----- Exercise materials -----

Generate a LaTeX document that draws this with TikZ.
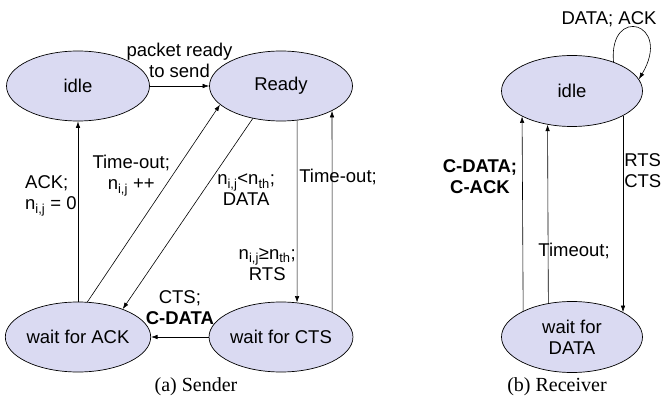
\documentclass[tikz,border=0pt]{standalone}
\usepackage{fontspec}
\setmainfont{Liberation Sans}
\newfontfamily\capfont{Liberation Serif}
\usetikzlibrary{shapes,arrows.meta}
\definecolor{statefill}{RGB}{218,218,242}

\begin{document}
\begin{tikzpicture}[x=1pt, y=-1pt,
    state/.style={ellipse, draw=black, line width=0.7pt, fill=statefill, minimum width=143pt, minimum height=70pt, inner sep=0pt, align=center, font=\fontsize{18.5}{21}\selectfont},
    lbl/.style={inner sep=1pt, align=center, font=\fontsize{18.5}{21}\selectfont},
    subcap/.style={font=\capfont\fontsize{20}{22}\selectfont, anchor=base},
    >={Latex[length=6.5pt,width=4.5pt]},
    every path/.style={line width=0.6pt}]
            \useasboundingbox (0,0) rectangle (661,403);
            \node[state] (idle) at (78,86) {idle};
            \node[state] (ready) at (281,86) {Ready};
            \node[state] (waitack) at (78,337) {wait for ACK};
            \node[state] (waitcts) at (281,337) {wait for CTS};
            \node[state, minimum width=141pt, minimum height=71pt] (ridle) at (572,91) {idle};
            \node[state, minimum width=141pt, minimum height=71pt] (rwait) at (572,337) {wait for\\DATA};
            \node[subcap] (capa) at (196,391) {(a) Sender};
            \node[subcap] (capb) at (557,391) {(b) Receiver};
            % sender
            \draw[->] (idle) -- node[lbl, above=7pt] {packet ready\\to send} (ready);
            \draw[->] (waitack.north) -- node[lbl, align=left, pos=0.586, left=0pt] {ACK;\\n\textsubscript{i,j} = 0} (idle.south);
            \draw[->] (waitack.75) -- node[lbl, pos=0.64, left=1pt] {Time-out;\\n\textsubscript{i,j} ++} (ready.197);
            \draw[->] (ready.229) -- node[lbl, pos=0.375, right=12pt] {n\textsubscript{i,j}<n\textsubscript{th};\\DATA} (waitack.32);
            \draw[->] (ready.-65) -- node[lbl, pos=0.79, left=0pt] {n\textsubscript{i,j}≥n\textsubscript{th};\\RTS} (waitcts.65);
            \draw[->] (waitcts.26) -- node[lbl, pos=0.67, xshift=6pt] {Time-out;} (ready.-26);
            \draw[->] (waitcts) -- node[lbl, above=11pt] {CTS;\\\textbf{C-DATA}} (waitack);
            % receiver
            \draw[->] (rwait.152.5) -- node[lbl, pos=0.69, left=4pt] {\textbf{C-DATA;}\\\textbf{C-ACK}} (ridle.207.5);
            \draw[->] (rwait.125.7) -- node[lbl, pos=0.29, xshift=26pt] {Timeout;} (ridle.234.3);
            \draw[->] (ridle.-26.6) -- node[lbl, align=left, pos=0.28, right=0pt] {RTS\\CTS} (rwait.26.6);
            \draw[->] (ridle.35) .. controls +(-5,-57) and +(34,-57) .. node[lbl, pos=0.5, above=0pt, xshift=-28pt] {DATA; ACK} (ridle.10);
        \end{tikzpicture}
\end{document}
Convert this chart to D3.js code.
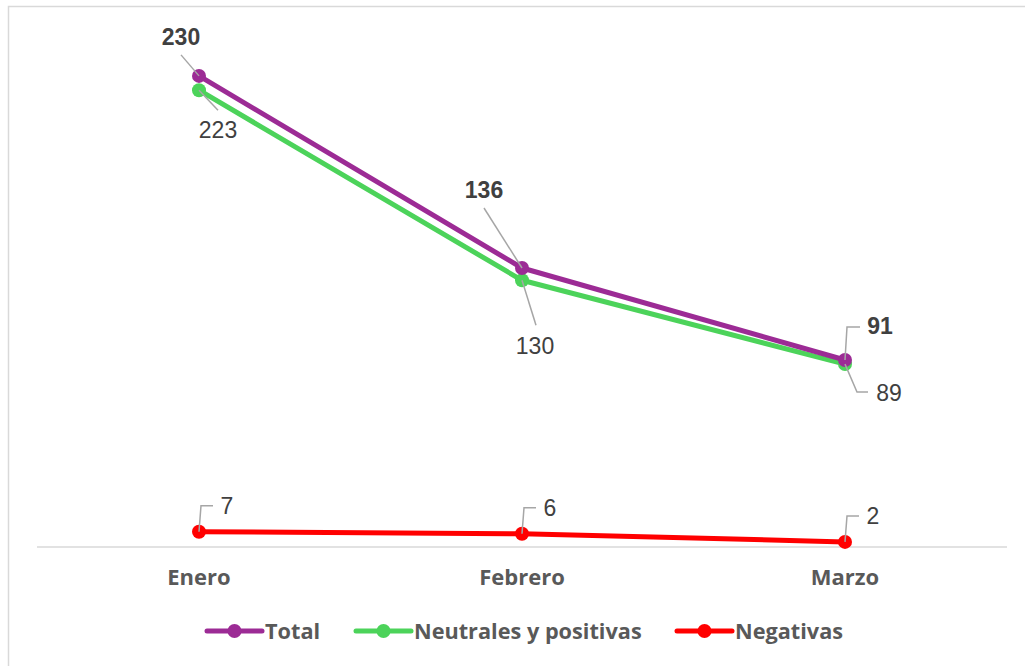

-----

Output all of the entries verbatim, leaving out any images.

Generate a LaTeX document that draws this with TikZ.
\documentclass[tikz,border=0pt]{standalone}
\usepackage{fontspec}
\setmainfont{Liberation Sans}
\newfontfamily\capfont{Liberation Serif}
\usetikzlibrary{shapes,arrows.meta}
\definecolor{statefill}{RGB}{218,218,242}

\begin{document}
\begin{tikzpicture}[x=1pt, y=-1pt,
    state/.style={ellipse, draw=black, line width=0.7pt, fill=statefill, minimum width=143pt, minimum height=70pt, inner sep=0pt, align=center, font=\fontsize{18.5}{21}\selectfont},
    lbl/.style={inner sep=1pt, align=center, font=\fontsize{18.5}{21}\selectfont},
    subcap/.style={font=\capfont\fontsize{20}{22}\selectfont, anchor=base},
    >={Latex[length=6.5pt,width=4.5pt]},
    every path/.style={line width=0.6pt}]
            \useasboundingbox (0,0) rectangle (661,403);
            \node[state] (idle) at (78,86) {idle};
            \node[state] (ready) at (281,86) {Ready};
            \node[state] (waitack) at (78,337) {wait for ACK};
            \node[state] (waitcts) at (281,337) {wait for CTS};
            \node[state, minimum width=141pt, minimum height=71pt] (ridle) at (572,91) {idle};
            \node[state, minimum width=141pt, minimum height=71pt] (rwait) at (572,337) {wait for\\DATA};
            \node[subcap] (capa) at (196,391) {(a) Sender};
            \node[subcap] (capb) at (557,391) {(b) Receiver};
            % sender
            \draw[->] (idle) -- node[lbl, above=7pt] {packet ready\\to send} (ready);
            \draw[->] (waitack.north) -- node[lbl, align=left, pos=0.586, left=0pt] {ACK;\\n\textsubscript{i,j} = 0} (idle.south);
            \draw[->] (waitack.75) -- node[lbl, pos=0.64, left=1pt] {Time-out;\\n\textsubscript{i,j} ++} (ready.197);
            \draw[->] (ready.229) -- node[lbl, pos=0.375, right=12pt] {n\textsubscript{i,j}<n\textsubscript{th};\\DATA} (waitack.32);
            \draw[->] (ready.-65) -- node[lbl, pos=0.79, left=0pt] {n\textsubscript{i,j}≥n\textsubscript{th};\\RTS} (waitcts.65);
            \draw[->] (waitcts.26) -- node[lbl, pos=0.67, xshift=6pt] {Time-out;} (ready.-26);
            \draw[->] (waitcts) -- node[lbl, above=11pt] {CTS;\\\textbf{C-DATA}} (waitack);
            % receiver
            \draw[->] (rwait.152.5) -- node[lbl, pos=0.69, left=4pt] {\textbf{C-DATA;}\\\textbf{C-ACK}} (ridle.207.5);
            \draw[->] (rwait.125.7) -- node[lbl, pos=0.29, xshift=26pt] {Timeout;} (ridle.234.3);
            \draw[->] (ridle.-26.6) -- node[lbl, align=left, pos=0.28, right=0pt] {RTS\\CTS} (rwait.26.6);
            \draw[->] (ridle.35) .. controls +(-5,-57) and +(34,-57) .. node[lbl, pos=0.5, above=0pt, xshift=-28pt] {DATA; ACK} (ridle.10);
        \end{tikzpicture}
\end{document}
Convert this chart to D3.js code.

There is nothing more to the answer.